From 2000 to 2003, Sánchez Campuzano served as a federal deputy from the fourth proportional representation region, representing the Federal District, to the LVIII Legislature of the Mexican Congress.

==Life==
Sánchez was born on August 8, 1941, in Mexico City. He briefly studied in England and France and then obtained his undergraduate degree in Diplomatic Sciences from the UNAM, where he also obtained his master's and graduate degrees and spent 20 years as an associate professor of political propaganda, communications and public relations in the UNAM School of Political and Social Sciences. In the early 1970s, Sánchez taught communications classes at the Universidad Anáhuac. In the early 1970s, Sánchez worked at Núcleo Radio Mil and Radio Fórmula.

Sánchez joined the PRI in 1975. 1977 was an important year for Sánchez Campuzano; he became an advisor to the Secretary of Programming and Budget, began teaching about political advertising in the PRI's internal Institute of Political Training, and founded Grupo Siete, starting with the purchase of one daytimer AM radio station in the state of Coahuila. After a brief stint as an advisor to the Secretariat of Agrarian Reform, Sánchez became an advisor to Grupo Financiero Bancrecer in 1982. From 1980 to 1994, Sánchez headed Hoy magazine.

From 1991 to 1993, Sánchez presided over the ARVM (Valley of Mexico Broadcasters' Association). In 1998, Sánchez served as the President of the National Chamber of the Radio and Television Industry, the national association of broadcasters.

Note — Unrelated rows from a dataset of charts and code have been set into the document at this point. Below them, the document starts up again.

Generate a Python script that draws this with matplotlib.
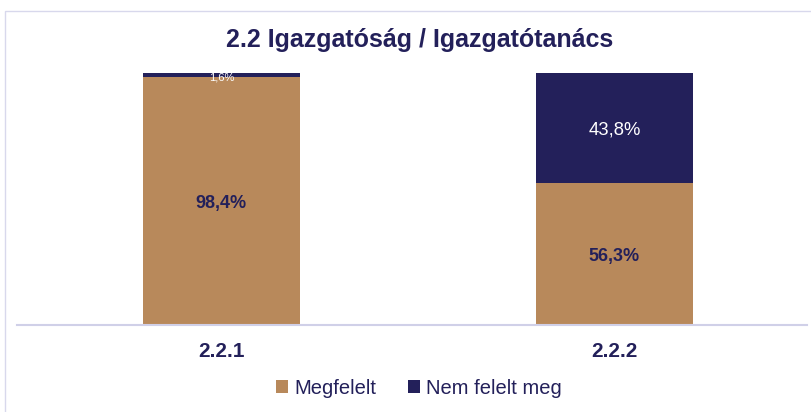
import matplotlib as mpl
from matplotlib import pyplot as plt
import numpy as np

categories = ["2.2.1", "2.2.2"]
megfelelt = [98.4, 56.3]
nem_felelt = [1.6, 43.8]

tan = "#B8895B"
navy = "#23205A"

mpl.rcParams['font.family'] = ['Liberation Sans', 'DejaVu Sans']

fig = plt.figure(figsize=(8.11, 4.12), dpi=100)
ax = fig.add_axes([17/811, 87/412, 790/811, 252/412])

x = np.arange(len(categories))
ax.bar(x, megfelelt, width=0.4, color=tan, label="Megfelelt")
ax.bar(x, nem_felelt, width=0.4, bottom=megfelelt, color=navy,
       label="Nem felelt meg")

# data labels
for i in range(len(categories)):
    ax.text(x[i], megfelelt[i] / 2 - 0.8,
            "{:.1f}%".format(megfelelt[i]).replace(".", ","),
            ha="center", va="center", color=navy, fontsize=13, fontweight="bold")
    y = megfelelt[i] + nem_felelt[i] / 2
    fs = 8 if nem_felelt[i] < 5 else 13.3
    ax.text(x[i], y - 0.8, "{:.1f}%".format(nem_felelt[i]).replace(".", ","),
            ha="center", va="center", color="white", fontsize=fs)

ax.set_xlim(-0.52, 1.49)
ax.set_ylim(0, 100)
ax.set_yticks([])
ax.set_xticks(x)
ax.set_xticklabels(categories, fontsize=15, fontweight="bold", color=navy)
ax.tick_params(axis="x", length=0, pad=12)
for s in ["top", "right", "left"]:
    ax.spines[s].set_visible(False)
ax.spines["bottom"].set_color("#D0D0E8")
ax.spines["bottom"].set_linewidth(1.5)

fig.text(420/811, 1 - 40/412, "2.2 Igazgatóság / Igazgatótanács", ha="center",
         va="center", fontsize=18, fontweight="bold", color=navy)

fig.legend(loc="center", bbox_to_anchor=(419/811, 1 - 388/412), ncol=2,
           frameon=False, fontsize=14.5, handlelength=0.6, handleheight=0.6,
           columnspacing=1.6, handletextpad=0.3, labelcolor=navy)

# chart border
border = mpl.patches.Rectangle((5/811, -0.1), 1.0, 1 - 11/412 + 0.1,
                               transform=fig.transFigure, fill=False,
                               edgecolor="#D8D8EC", linewidth=1)
fig.patches.append(border)

plt.savefig("out.png", dpi=100)
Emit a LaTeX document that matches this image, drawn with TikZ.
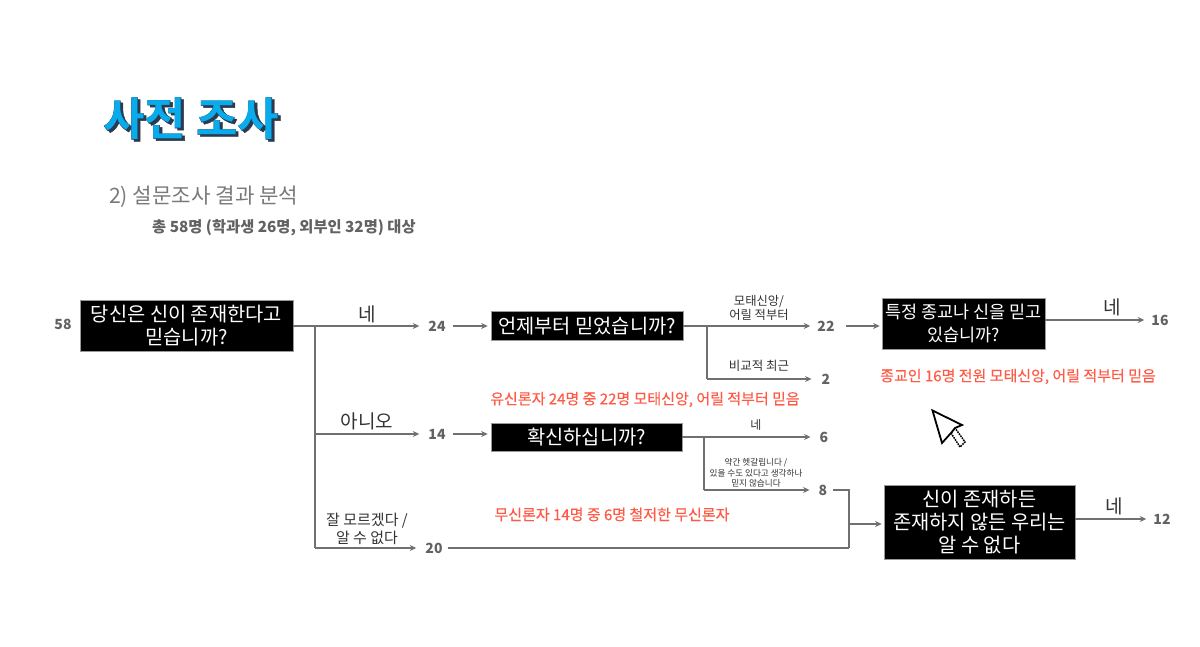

In 2000, the PRI sent Sánchez Campuzano to San Lázaro. He served for one term in the Chamber of Deputies and sat on the Foreign Relations, Communications, and Radio, Television and Film Commissions.

==Books==
After his legislative career, Sánchez Campuzano began writing; he has published several works about religion, history, philosophy and politics. Titles include Institución Papal (Papal Institution), Historia Cronolineal de México (Chronological History of Mexico) and Karma Dharma.